Jared: It was just pure luck! Some saint on Reddit, I don’t know who he is, but he spread the word about the “To Kill a Mockingbird” episode. If it wasn’t for him, we wouldn’t be here right now!

Greg: It was also the Huffington Post, too.

Jared: Jacob and I had developed a relationship with this woman from the Huffington Post, who covered our first few episodes. But it was really Reddit. I don’t know how that guy found us, but we were on the front page of Reddit for about two days, and that’s what really started it all.

Acclaim: Do you see a different audience for 8-Bit Philosophy as opposed to Thug Notes?

Jared: Yeah. With 8-Bit Philosophy, we’re trying to target gamers. Gaming is huge on YouTube. The difference between literature and philosophy is that literature is something which gets forced on people, and we’re basically just taking it and making it palatable. But with philosophy, nobody has to learn that. We wanted to use an aesthetic that people really enjoy and connect with, and convince them that hey, really, philosophy isn’t so bad.

Acclaim: In the long term, do you guys think that you’ll stick with academic/ intellectual subject matter?

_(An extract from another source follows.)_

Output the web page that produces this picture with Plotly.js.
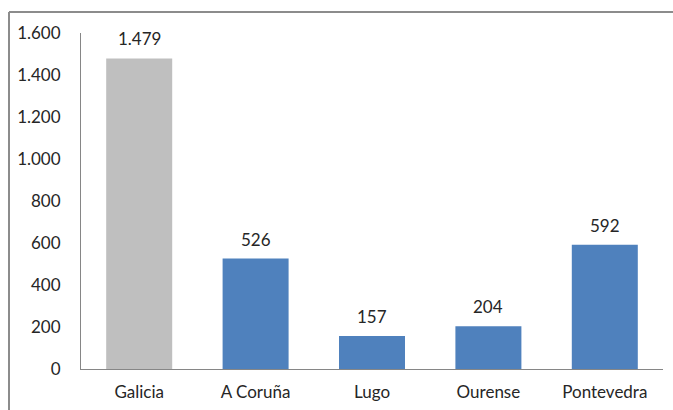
<!DOCTYPE html>
<html>
<head>
<meta charset="utf-8">
<script src="https://cdn.plot.ly/plotly-3.0.1.min.js"></script>
<style>html,body{margin:0;padding:0;background:#fff;}#chart{width:673px;height:410px;}</style>
</head>
<body>
<div id="chart"></div>
<script>
var categories = ["Galicia", "A Coruña", "Lugo", "Ourense", "Pontevedra"];
var values = [1479, 526, 157, 204, 592];
var barColors = ["#bfbfbf", "#4f81bd", "#4f81bd", "#4f81bd", "#4f81bd"];
var yTickValues = [0, 200, 400, 600, 800, 1000, 1200, 1400, 1600];

var fontFam = "Lato, Open Sans, sans-serif";
var fontSize = 17;

var annotations = categories.map(function (c, i) {
  return {
    x: c, y: values[i], xref: "x", yref: "y",
    text: values[i].toLocaleString("de-DE"),
    showarrow: false, yanchor: "bottom", yshift: 7,
    font: {family: fontFam, size: fontSize, color: "#262626"}
  };
});

var trace = {
  type: "bar",
  x: categories,
  y: values,
  marker: {color: barColors},
  hoverinfo: "x+y"
};

var layout = {
  width: 673, height: 410,
  margin: {l: 81, r: 10, t: 33, b: 41, pad: 0},
  paper_bgcolor: "#ffffff", plot_bgcolor: "#ffffff",
  separators: ",.",
  bargap: 0.433,
  showlegend: false,
  font: {family: fontFam, size: fontSize, color: "#262626"},
  xaxis: {
    showgrid: false, zeroline: false,
    showline: true, linecolor: "#868686", linewidth: 1,
    ticks: "", ticklabelstandoff: 8,
    tickfont: {family: fontFam, size: fontSize, color: "#262626"}
  },
  yaxis: {
    range: [0, 1600], autorange: false,
    tickvals: yTickValues, tickformat: ",d",
    showgrid: false, zeroline: false,
    showline: true, linecolor: "#868686", linewidth: 1,
    ticks: "", ticklabelstandoff: 16,
    tickfont: {family: fontFam, size: fontSize, color: "#262626"}
  },
  annotations: annotations,
  shapes: [
    {type: "line", xref: "paper", yref: "paper", x0: -0.1237, x1: -0.1237, y0: 1.0625, y1: -0.2, line: {color: "#8c8c8c", width: 2}},
    {type: "line", xref: "paper", yref: "paper", x0: -0.1237, x1: 1.1, y0: 1.0625, y1: 1.0625, line: {color: "#8c8c8c", width: 2}}
  ]
};

Plotly.newPlot("chart", [trace], layout, {displayModeBar: false, staticPlot: true});
</script>
</body>
</html>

Jared: For Wisecrack, yes. We’re going to start experimenting with more one-off programs. For example, Greg did a banned books video. So we’ll try more stuff like that. We actually have a feminist history show coming out in March. It’s written and hosted by two porn stars.  One has a Master’s degree in creative writing, and the other has a Master’s degree in library science. Each episode is going to be a bad-ass woman in history. So an episode on Cleopatra, Queen Isabella, etc.

Acclaim: Thanks so much for speaking with us!